Diaspora and the Avatar Seed
I was intrigued to see that Moglen was partly an inspiration for Diaspora, which is using the concept of a “seed” to give users control over their information. As they explained in their KickStarter application:

This February, Eben Moglen, Columbia law professor and author of the latest GPL, gave a talk on Internet privacy. As more and more of our lives and identities become digitized, Moglen explains, the convenience of putting all of our information in the hands of companies on “the cloud” is training us to casually sacrifice our privacy and fragment our online identities.
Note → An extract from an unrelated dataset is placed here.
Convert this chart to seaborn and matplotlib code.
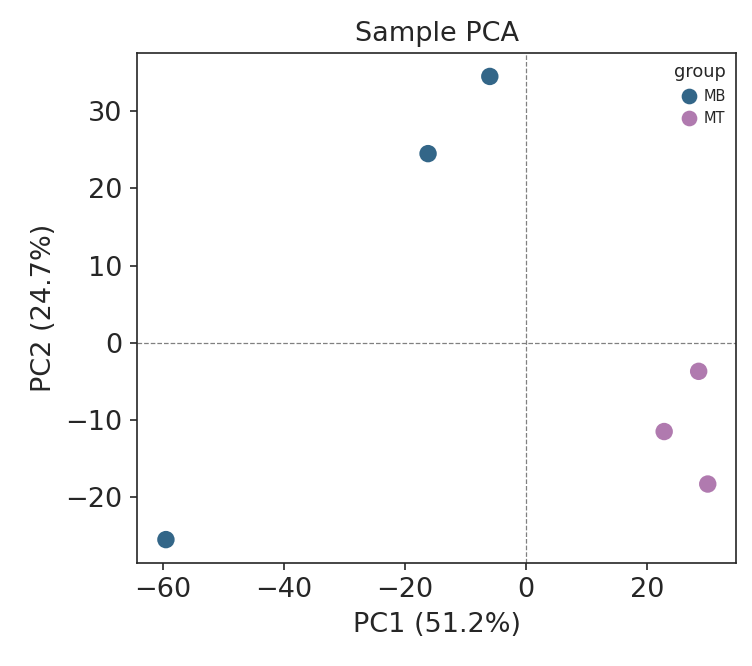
import matplotlib
matplotlib.use("Agg")
import matplotlib.pyplot as plt
import seaborn as sns
import pandas as pd

samples = ["MB1", "MB2", "MB3", "MT1", "MT2", "MT3"]
groups = ["MB", "MB", "MB", "MT", "MT", "MT"]
pc1 = [-6.0, -16.2, -59.5, 28.5, 22.8, 30.0]
pc2 = [34.5, 24.5, -25.5, -3.7, -11.5, -18.3]
palette = {"MB": "#336688", "MT": "#b07aaf"}

df = pd.DataFrame({"sample": samples, "group": groups, "PC1": pc1, "PC2": pc2})

sns.set_style("ticks")
fig, ax = plt.subplots(figsize=(752 / 150, 666 / 150), dpi=150)
sns.scatterplot(data=df, x="PC1", y="PC2", hue="group", palette=palette,
                s=70, edgecolor="none", ax=ax)
ax.axhline(0, color="gray", ls="--", lw=0.6)
ax.axvline(0, color="gray", ls="--", lw=0.6)
ax.set_xlim(-64.3, 34.7)
ax.set_ylim(-28.5, 37.5)
ax.set_xticks([-60, -40, -20, 0, 20])
ax.set_yticks([-20, -10, 0, 10, 20, 30])
ax.tick_params(labelsize=13)
ax.set_xlabel("PC1 (51.2%)", fontsize=13)
ax.set_ylabel("PC2 (24.7%)", fontsize=13)
ax.set_title("Sample PCA", fontsize=13)
leg = ax.legend(title="group", frameon=False, fontsize=7, title_fontsize=8.5,
                loc="upper right", handletextpad=0.0, borderaxespad=0.3,
                markerscale=0.9)
plt.subplots_adjust(left=0.182, right=0.979, top=0.92, bottom=0.155)
fig.savefig("out.png", dpi=150)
But why is centralization so much more convenient, even in an age where relatively powerful computers are ubiquitous? Why is there no good alternative to centralized services that, as Moglen pointed out, comes with “spying for free?” Why do we keep our personal data in a thousand places? We have the technology, someone just needs to take the time to figure out how we can communicate smoothly and intuitively, without the hidden costs of “the cloud”. As good programmers, when we noticed that the application we need doesn’t exist, we set out to fill the hole in our digital lives.

(With Diaspora, you) enter your Diaspora “seed,” a personal web server that stores all of your information and shares it with your friends. Diaspora knows how to securely share (using GPG) your pictures, videos, and more. When you have a Diaspora seed of your own, you own your social graph, you have access to your information however you want, whenever you want, and you have full control of your online identity. Once we have built a solid foundation, we will make Diaspora easy to extend to facilitate any type of communication, and the possibilities will be endless.

But what strikes me about Diaspora is that, well, it could have been done years ago, and it could have been done in Second Life.

Linden Lab achieved more than a few breakthroughs in creating Second Life: the ability to buy, sell and rent land; copy/mod/transfer; and a fully anonymous online environment that proved that you didn’t need to have “real identities” in order to establish trust, community and caring.

But as I’ve long argued, the Lab had something else, which was an unmatched system of presence, identity, identity management and expression, namely the avatar. And that rather than worrying about how our avatars should bring IN external social media (the infamous “connecting to social networks” meme of Mark Kingdon), they should focus instead on what values the avatar holds which could be exported OUT.

Unfortunately, I don’t think the Lab every got it or understood the value they were sitting on, and I have no confidence that Philip Rosedale does either – he treats his own avatar as some kind of hold-over artefact from 2004, in spite his promise to update his appearance. The Lab has always been more concerned with the world itself while giving the short straw to avatars, the ways we communicate with each other, and the ways we store our content (i.e. group chat is borked, the friends list sucks, inventory is a mess, profiles are limiting), and YET, in spite all of that, the users derive incredible value from their presence in the online world.

Back to Basics
With the Lab getting back to basics, or getting all fun and easy or whatever, maybe it’s time for a working group that can look at the avatar as a system.

Not chat as a system, or inventory as a system, but the overall approach to how the concept of an avatar actually works. Maybe there’s a chance to integrate something like the Diaspora seed by having a programmable component of the viewer that allows us to manage those seeds.

I’m not sure – what I know is that while much of the focus seems to be on improving the state of the world – on optimizing load times, reducing lag, rezzing textures faster and whatever other “should have done it 5 years ago” things they’re working on, it’s still our avatar that’s the main interface the the virtual world, regardless of what viewer we’re using, and there’s still more value in that concept today than the coders seem to recognize.